Congratulations, Class of 2010! After years of midterms, all-nighters, and late night junk food, you’ve made it! You are officially released into the working world to leave your mark.

But as you embark on this new time in your life, you’re faced with some of the hardest challenges our world has ever faced: a 9.5% unemployment rate in the United States (13% in California!); national bankruptcy in Greece and Spain; and the constant fluctuation of the Asian stock markets. The world as you know it is changing before your eyes and the years you were in school kept you somewhat removed and safe from these realities. But now that you’re faced with the real challenge of finding your dream career (or any career for that matter), the pressure is on.

For those of you who have lined up your first job after college, congrats! You can stop reading now. For those of you who are still searching, I implore you to stay positive. While I won’t have a magic solution to solve your problems, I hope that I can remind you of the ways to keep you moving forward despite setbacks.

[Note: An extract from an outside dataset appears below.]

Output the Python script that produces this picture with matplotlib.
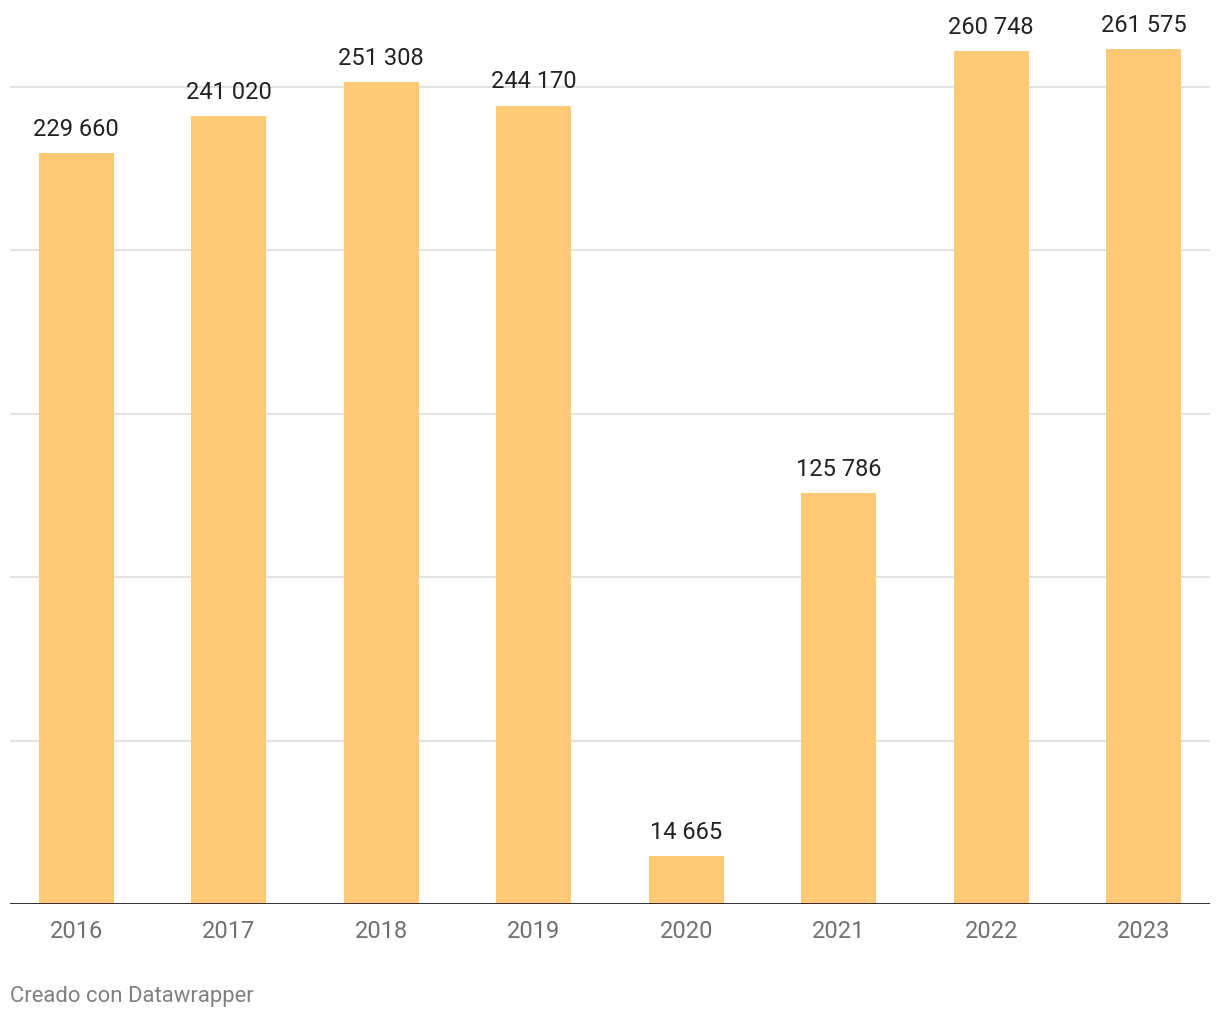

So here’s my advice to you, Awesome and Unemployed class of 2010:

Stay positive. When you hit the bottom, there’s no where to go, but up.

I am a firm believer in the kinesis of attitude. Finding your strength and staying positive during uncertain times can bring you the energy you need to stay focused and find creative solutions to your situation. It can also draw others to you. People want to help others that have a good attitude despite all their circumstances. Don’t give up on yourself. You have worked too hard to let economic adversity change who you are and what you’ve achieved.

Make small, attainable goals that lead to bigger ones.

When I first sat down with my brother to talk about building a resume, I saw the color drain from his face. The thought of doing something he didn’t know how to do (building a resume) and doing something he didn’t like to do (talking about himself) made him lose his confidence. I knew that if he didn’t take tiny steps to try, he wouldn’t be able to start. He didn’t realize it, but I began laying out small milestones for him, starting with the frame of the resume. In our next conversation, we moved on to filling in the details he already knew about his experience. Finally, he thought about what else might be missing from the resume (I will ignore the fact that he lost his nerve again when I asked how it was coming along, because he forgot that he had even started the resume!). With a few final touch ups, he had a great resume. But had he kept thinking about the goal, he would have stayed overwhelmed and unsure of how to approach the situation. Setting tiny milestones help bring you to larger goals. Don’t forget to simplify your tasks, especially if you dislike them.

Creativity in scarcity.

There are numerous academic articles on how creativity comes out of scarcity. I like to call it being “scrappy”. I remember hitting the point in my life where the depression of being unemployed set in. It felt like there was nothing I could do to land the job I needed so badly for myself. I met with a mentor who suggested that I “walk in with more” than my resume. As I thought about this more, I really thought that I could do more than just talk about how I was a great fit, I would show them with real life examples. For my next interview, I decided to prepare a portfolio that showed off my different skill sets. I included examples of core skills and a snapshot of my schedule to show how I organize my life every day and how active I was. I did research for the company as if I was already working for them and added it to my portfolio. Then, I made sure that I used it as show and tell in my interview. Having visited many college campuses, I’ve seen many creative approaches to “walking in with more” than your resume. So what’s yours going to be?

Finally–Don’t waste a moment.

Being unemployed means that you have free time. Please don’t let your time go to waste. There are books to read, countries to visit, research to conduct, risks to take, people to help, and a life to live. Sitting and brooding over your situation doesn’t change it. It is toxic for your mental health. Enjoy life and do the things that make you the most passionate and alive. Find ways to incubate your skills and your sanity, so that when you finally do get the call from the employer, you’re mentally stimulated enough to have meaningful conversations with them and talk about all the amazing things you’ve been doing with your down time!

And with that, please, go out, and enjoy the summer. I wish you the best of luck!




2 responses

15 06 2010

A nice post at right time. Thanks for writing this valuable article.

29 06 2010
Double Logic

Creativity in scarcity… How true and inspirational. I’ve just finished my MBA this month, but the job landscape is not so beautiful. But, as you mentioned, I am going to stay positive. Thank you for great tips!